His choir are not children who still feel “the unease of wrong-doing” but thugs who relish anarchy. Indeed, Darcy Willison’s disturbingly intense stare and prowling menace reveal Roger to be an irredeemable psychopath, rather than a troubled child who, held back by “the taboo of the old life”, resists the temptation to hit a younger boy who is protected by a circle of “parents and school and policeman and the law”.

The fever-pitch intensity of the drama is enhanced further by the sometimes deafening volume; the almost unceasing thump of a threatening beat forces the cast to shout, and as they cavort about the stage, race around the auditorium, disappear under dishevelled ‘tents’ to one side of the auditorium, or are swallowed by densely billowing smoke, words disappear into a general howl of rage, bloodlust and fear.

Despite this, there are many fine performances to enjoy. Alice Hutchinson is a sympathetic Ralph and captures his confusion and anxiety as he recognises his own weaknesses and flaws. Tommy Carmichael’s Piggy heavily channels Peter Brook’s 1963 film, but his bespectacled asthmatic possessed of vision and wisdom is no less convincing for that. As the twins ‘Sam ‘n’ Eric’, Larissa Teale and David Angland skilfully depict the starkly contrasting ways in which twins may respond to trauma.

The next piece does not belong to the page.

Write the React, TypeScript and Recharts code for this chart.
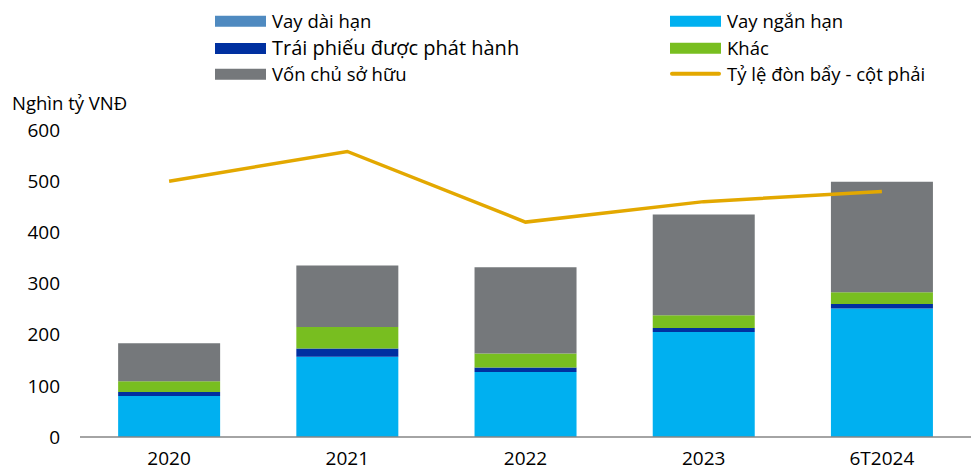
import {
  ComposedChart,
  Bar,
  Line,
  XAxis,
  YAxis,
} from "recharts";

const categories = ["2020", "2021", "2022", "2023", "6T2024"];
const vayDaiHan = [0, 0, 0, 0, 0];
const vayNganHan = [80, 157, 127, 205, 251];
const traiPhieu = [8, 16, 9, 8, 9];
const khac = [21, 42, 27, 25, 23];
const vonChuSoHuu = [74, 120, 169, 197, 216];
const tyLeDonBay = [2.5, 2.79, 2.1, 2.3, 2.4];
const leftTicks = [0, 100, 200, 300, 400, 500, 600];

const data = categories.map((name, i) => ({
  name,
  vayDaiHan: vayDaiHan[i],
  vayNganHan: vayNganHan[i],
  traiPhieu: traiPhieu[i],
  khac: khac[i],
  vonChuSoHuu: vonChuSoHuu[i],
  tyLeDonBay: tyLeDonBay[i],
}));

const FONT = "'Open Sans', 'Noto Sans', sans-serif";

const colors = {
  vayDaiHan: "#4F8AC0",
  vayNganHan: "#00B0F0",
  traiPhieu: "#0030A0",
  khac: "#78BE20",
  vonChuSoHuu: "#75787B",
  line: "#E3A800",
};

type LegendItem = {
  label: string;
  color: string;
  x: number;
  y: number;
  size: number;
  line?: boolean;
};

const legendItems: LegendItem[] = [
  { label: "Vay dài hạn", color: colors.vayDaiHan, x: 215, y: 21, size: 18.5 },
  { label: "Trái phiếu được phát hành", color: colors.traiPhieu, x: 215, y: 48, size: 20 },
  { label: "Vốn chủ sở hữu", color: colors.vonChuSoHuu, x: 215, y: 74, size: 18.5 },
  { label: "Vay ngắn hạn", color: colors.vayNganHan, x: 670, y: 21, size: 18.5 },
  { label: "Khác", color: colors.khac, x: 670, y: 48, size: 18.5 },
  { label: "Tỷ lệ đòn bẩy - cột phải", color: colors.line, x: 670, y: 74, size: 18.5, line: true },
];

function ChartLegend() {
  return (
    <>
      {legendItems.map((item) => (
        <div
          key={item.label}
          style={{
            position: "absolute",
            left: item.x,
            top: item.y,
            transform: "translateY(-50%)",
            display: "flex",
            alignItems: "center",
            whiteSpace: "nowrap",
          }}
        >
          <span
            style={{
              display: "inline-block",
              width: 51,
              height: item.line ? 4 : 11,
              borderRadius: item.line ? 2 : 0,
              background: item.color,
              marginRight: 6,
            }}
          />
          <span style={{ fontSize: item.size, color: "#000", lineHeight: 1 }}>
            {item.label}
          </span>
        </div>
      ))}
    </>
  );
}

export default function App() {
  return (
    <div
      style={{
        position: "absolute",
        left: 0,
        top: 0,
        width: 971,
        height: 472,
        fontFamily: FONT,
        background: "#fff",
      }}
    >
      <ChartLegend />
      <div
        style={{
          position: "absolute",
          left: 12,
          top: 102,
          transform: "translateY(-50%)",
          fontSize: 18.5,
          color: "#000",
          whiteSpace: "nowrap",
        }}
      >
        Nghìn tỷ VNĐ
      </div>
      <ComposedChart
        width={971}
        height={472}
        data={data}
        margin={{ top: 130, right: 0, bottom: 0, left: 0 }}
        barCategoryGap="21.4%"
        style={{ fontFamily: FONT }}
      >
        <XAxis
          dataKey="name"
          axisLine={{ stroke: "#868686", strokeWidth: 1.5 }}
          tickLine={false}
          tickSize={0}
          tickMargin={15}
          tick={{ fontSize: 19, fill: "#000" }}
          height={35}
        />
        <YAxis
          yAxisId="left"
          domain={[0, 600]}
          ticks={leftTicks}
          axisLine={false}
          tickLine={false}
          tickSize={0}
          tickMargin={20}
          width={80}
          tick={{ fontSize: 19, fill: "#000" }}
        />
        <YAxis yAxisId="right" orientation="right" domain={[0, 3]} hide />
        <Bar yAxisId="left" dataKey="vayDaiHan" stackId="a" fill={colors.vayDaiHan} isAnimationActive={false} />
        <Bar yAxisId="left" dataKey="vayNganHan" stackId="a" fill={colors.vayNganHan} isAnimationActive={false} />
        <Bar yAxisId="left" dataKey="traiPhieu" stackId="a" fill={colors.traiPhieu} isAnimationActive={false} />
        <Bar yAxisId="left" dataKey="khac" stackId="a" fill={colors.khac} isAnimationActive={false} />
        <Bar yAxisId="left" dataKey="vonChuSoHuu" stackId="a" fill={colors.vonChuSoHuu} isAnimationActive={false} />
        <Line
          yAxisId="right"
          type="linear"
          dataKey="tyLeDonBay"
          stroke={colors.line}
          strokeWidth={3.5}
          dot={false}
          activeDot={false}
          isAnimationActive={false}
        />
      </ComposedChart>
    </div>
  );
}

The only false note is the presentation of Simon, and it’s not the fault of Benjamin Victor who speaks eloquently and whose demeanour aptly conveys Simon’s otherworldliness. The problem is that in the novel, Simon is depicted less through dialogue than through symbolic descriptive passages of beautifully poetic prose which reveal the child’s metaphysical perceptiveness. Forced thus to invent new speech for Simon, adapter Nigel Williams has opted for a strangely fragmented idiom which suggests an almost autistic disconnectedness rather than transfiguring insight: “The … sky … is … diff-e-rent … here.”

As always with Lazarus, though, there are some inventive and striking coups de théâtre. The quasi-balletic choreography of Simon’s death creates real pathos. Alone on the cliffside, as Roger prepares to push the murderous boulder, Piggy’s literal and figurative ‘darkness’ is wonderfully communicated by the blinding flash-beam that whirls around the auditorium before both the light and Piggy are sucked into a bottomless vortex.

The final hunt whips up a shocking terror, visceral and violent. But, the arrival of ‘civilisation’ in the form of a British naval officer does not bring reconciliation or resolution. Golding’s ‘rescuer’ “grinned cheerfully” at the unkempt, petrified Ralph, reflecting affectionately that the “kid needed a bath, a hair-cut, a nose-wipe and a good deal of ointment”. Dukes gives us a chilling disembodied voice (Jennifer Shakesby), straight out of 1984, which rebukes and intimidates the dirty, exhausted boys, ordering them to stand and form a line, and contemptuously disparaging their loss of ‘English’ values.

So, at the close, we are left not with Ralph’s tears “for the end of innocence… and for the fall through the air of his true, wise friend called Piggy”, but with terror and tyranny.